I'm thinking this is a feature request, but if there's a way I can cut
down on the extra downloads today, I'd love to know it.
Here's the command I use:
wget --input-file=spider_pages.html --force-html --no-cache
--no-check-certificate --recursive --page-requisites --no-parent -e
"robots=off" --delete-after --no-directories --no-host-directories
--no-verbose
Thanks
--Allan
Message: 1
Date: Sun, 27 Dec 2009 13:10:25 -0800
From: Micah Cowan <[email protected]>
Subject: Re: [Bug-wget] Prevent wget from redownloading when using
recurise option?
To: David <[email protected]>
Cc: [email protected]
Message-ID: <[email protected]>
Content-Type: text/plain; charset=ISO-8859-1
David wrote:
Is there a way to prevent wget from redownloading files it has already
downloaded when using the recursive -r option?

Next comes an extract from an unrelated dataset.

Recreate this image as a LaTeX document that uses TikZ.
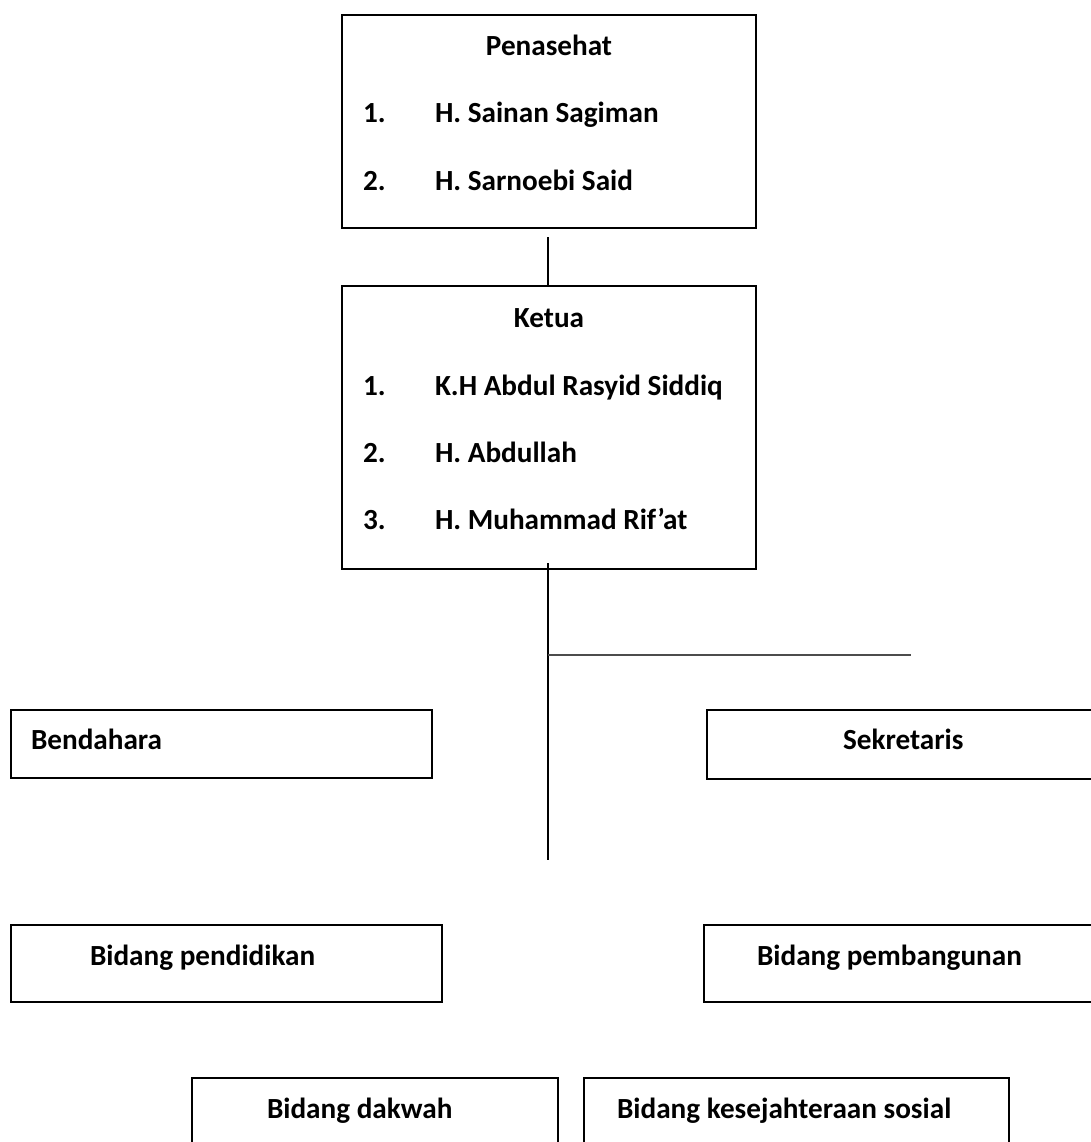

I know that -c is used
when downloading a large file but I wasn't sure if it also could be
used to accomplish this. It seems like even if it was set not to
download files it would still have to check to make sure the file had
been completely downloaded. Right now it's hard for me to tell if this
is its behavior when using -rc as the individual files are small and
thus do not take long to download (I cannot tell if wget is actually
downloading the full file or just requesting the file's size from the
server and moving on upon seeing that the file is already complete.
I typically use -rc. -rN is also a possibility.